The Violin Concerto was commissioned by the Barlow Endowment for Music Composition at Brigham Young University and the Snowbird Institute, Snowbird , Utah. The commissioning of the Concerto was made possible by a grant from the Meet the Composer/Reader’s Digest Commissioning Program, in partnership with the National Endowment for the Arts and the Lila Wallace-Reader’s Digest Fund.

The Concerto is dedicated to Elmar Oliveira with admiration and affection.
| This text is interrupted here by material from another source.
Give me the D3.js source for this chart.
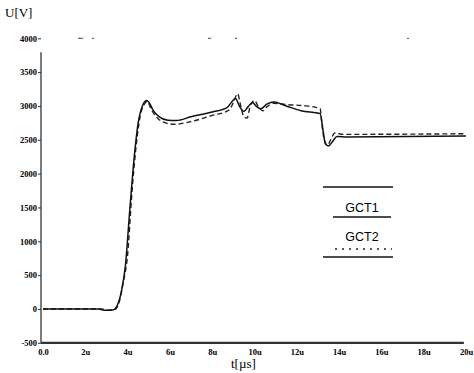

The score, composed between January and December 1991, calls for woodwinds in pairs plus piccolo, two horns, two trumpets, bass trombone, timpani, percussion, strings and solo violin. The Concerto is in one movement and lasts about eighteen minutes. It is really a fantasy for violin and orchestra exploring different kinds of feelings that range from a robust Romantic tune for orchestra to sharply etched rhythmic punctuations to a very soft passage that descends from the highest celestial reaches of the violin. There are two violin duets for soloist and concertmaster that were written as a tribute to Elmar’s brother (also a violinist and one of Elmar’s teachers), who passed away in the fall of 1991. The last section is fast, and takes as its thematic basis a motive from Bartók’s Contrasts for clarinet, violin and piano, an idea that has frequently appeared in other of my works.